0
votes

Suppose I have an RDD with 1,000 elements and 10 executors. Right now I parallelize the RDD with 10 partitions and process 100 elements by each executor (assume 1 task per executor).

My difficulty is that some of these partitioned tasks may take much longer than others, so say 8 executors will be done quickly, while the remaining 2 will be stuck doing something for longer. So the master process will be waiting for the 2 to finished before moving on, and 8 will be idling.

What would be a way to make the idling executors 'take' some work from the busy ones? Unfortunately I can't anticipate ahead of time which ones will end up 'busier' than others, so can't balance the RDD properly ahead of time.

Can I somehow make executors communicate with each other programmatically? I was thinking of sharing a DataFrame with the executors, but based on what I see I cannot manipulate a DataFrame inside an executor?

I am using Spark 2.2.1 and JAVA

1

1 Answers

0
votes

Try using spark dynamic resource allocation, which scales the number of executors registered with the application up and down based on the workload.

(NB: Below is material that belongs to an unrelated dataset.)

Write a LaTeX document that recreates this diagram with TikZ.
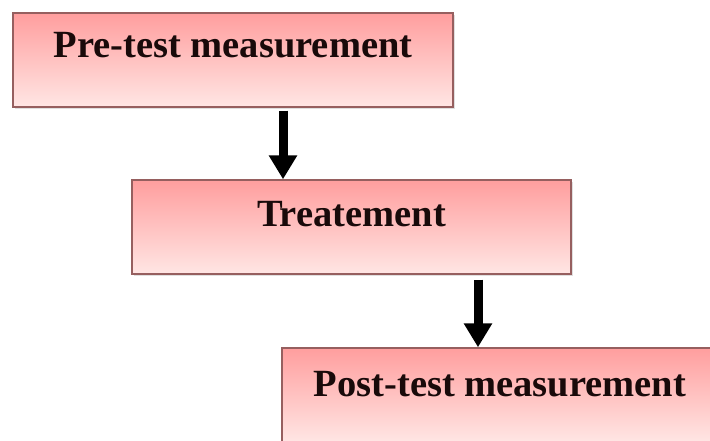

You can endable the below properties

spark.dynamicAllocation.enabled = true
spark.shuffle.service.enabled = true

You can consider to configure the below properties as well

spark.dynamicAllocation.executorIdleTimeout
spark.dynamicAllocation.maxExecutors
spark.dynamicAllocation.minExecutors

Spark provides a mechanism to dynamically adjust the resources your application occupies based on the workload. This means that your application may give resources back to the cluster if they are no longer used and request them again later when there is demand. This feature is particularly useful if multiple applications share resources in your Spark cluster.